We are in the ‘End-Game’, only results matter here.
When Leung Jan began developing what we all now refer to as Wing Chun it was a method of refining his own, quite substantial Martial abilities.
Because of this, there were no specific conditioning IDEAs added to the new work, he would have already been using his previous conditioning from his previous style.
To fill this void we always needed to bring conditioning tools in from outside sources, and, where possible, convert them to align with Wing Chun’s thinking, our Fist Logic.
The most important skills to have if we wish to better our opponent in a violent interaction are speed, strength, and aggression.
Or more to the point the ability to deliver our Wing Chun training with speed, strength, and aggression.
This appears to fly in the face of much of the basic Wing Chun approach, especially once we explore how to ‘load’ what we do.
In my opinion, this is why Ip Man made the Baat Cham Dao one of his training protocols, to step outside of the box.
Wing Chun is a ‘FIST-ART’ after all, there is no need to add weapons.
Training is not fighting, they are closely related but not as joined at the hip as many think.
As clearly as I can state, training Wing Chun teaches us Wing Chun, but it does not teach us how to fight.
Each of us, in our own way, needs to be able to use the Wing Chun we have learned while engaged in what is essentially unrelated fighting.
In fighting, there is no time to think, no time to try it again, no place for relaxing, deliberately introduced softness, or any organised movement sets.
This is true of every style and not just Wing Chun.
The external attributes of speed, strength, and aggression, all of which are quite rightly excluded from training practice because they clash with our training ideology, are the backbone of the Baat Cham Dao.
There is no other reason for this FORM to exist, as I say, Wing Chun is a ‘Fist’ art.
This does not need to be a problem.
In the Big Picture everyday world that we think the brown will become airborne in, not everything we do needs to be Wing Chun.
Just because we train in Wing Chun, believe in Wing Chun and recommend Wing Chun, we have not in any way committed ourselves to some unbreakable contract that means that we can only use Wing Chun if we are in a dire situation.
Over the years I have helped hundreds of students with their training and at some time or another during practice, they have asked “Can we do this in Wing Chun”?
Do what?
Survive?
What is the Wing Chun end game?
Wing Chun exists to escape violence.
Holding an opinion that there is a raft of things we cannot do is sports thinking, imagining that there are rules that if broken can get us disqualified from the match.
There are no ‘Sportsman-like’ rules in an unasked-for violent situation, especially no rules that would force the referee to intervene and save our Ass.
To survive a violent situation we need to be faster, stronger, and nastier than our attacker, otherwise, at best, we are only a 50% chance of getting out in one piece.
Of all of our movement sets, the Baat Cham Dao affords us the opportunity to add the much-needed increased load to the training.
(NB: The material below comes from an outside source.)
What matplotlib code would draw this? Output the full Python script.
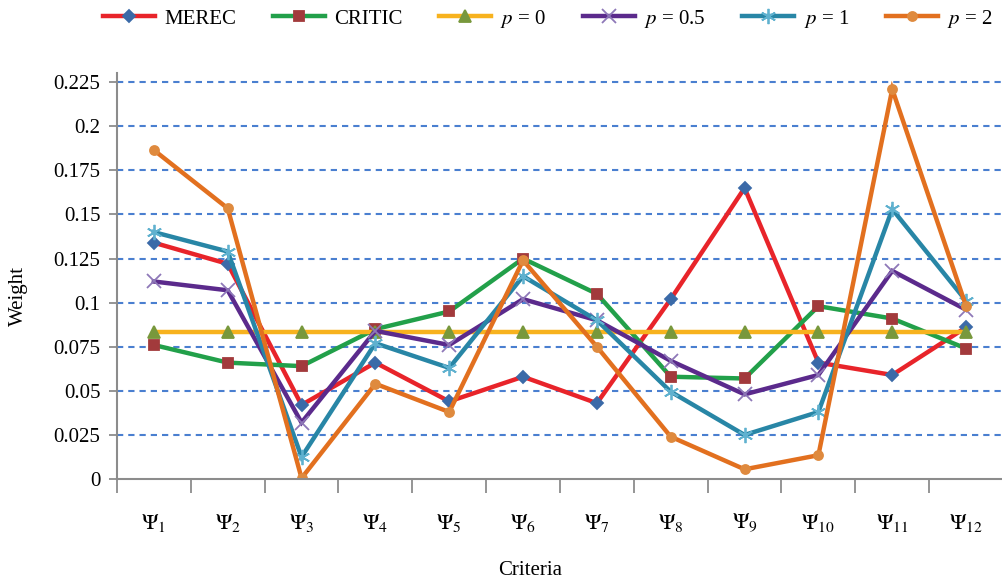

There are no new learning objectives in the Baat Cham Dao Form, we have done all of the actions and movements in a previous Form and should be comfortable with, if not capable of, making these actions and movements, so we have little need to focus on specific mechanics.
The overall scope of work we do in the Baat Cham Dao From is to gradually, but continuously, increase the load while trying to keep it inside the envelope of Wing Chun philosophy.
In training, we all try for perfection, but in a violent situation ‘close enough’ is usually good enough.
Especially ‘close enough’ delivered fast with unrelenting aggression.
Working in this way with the Baat Cham Dao allows us to find the limits of how fast we can move, how much strength we can use and how aggressive we can be before we erode the very stuff we have spent years trying to understand.
Forgetting our objectives.
During the journey, we commonly forget our goal.
Almost every profession is chosen and commenced as a means to an end but continued as an end in itself.
Forgetting our objectives is the most frequent of all acts of stupidity.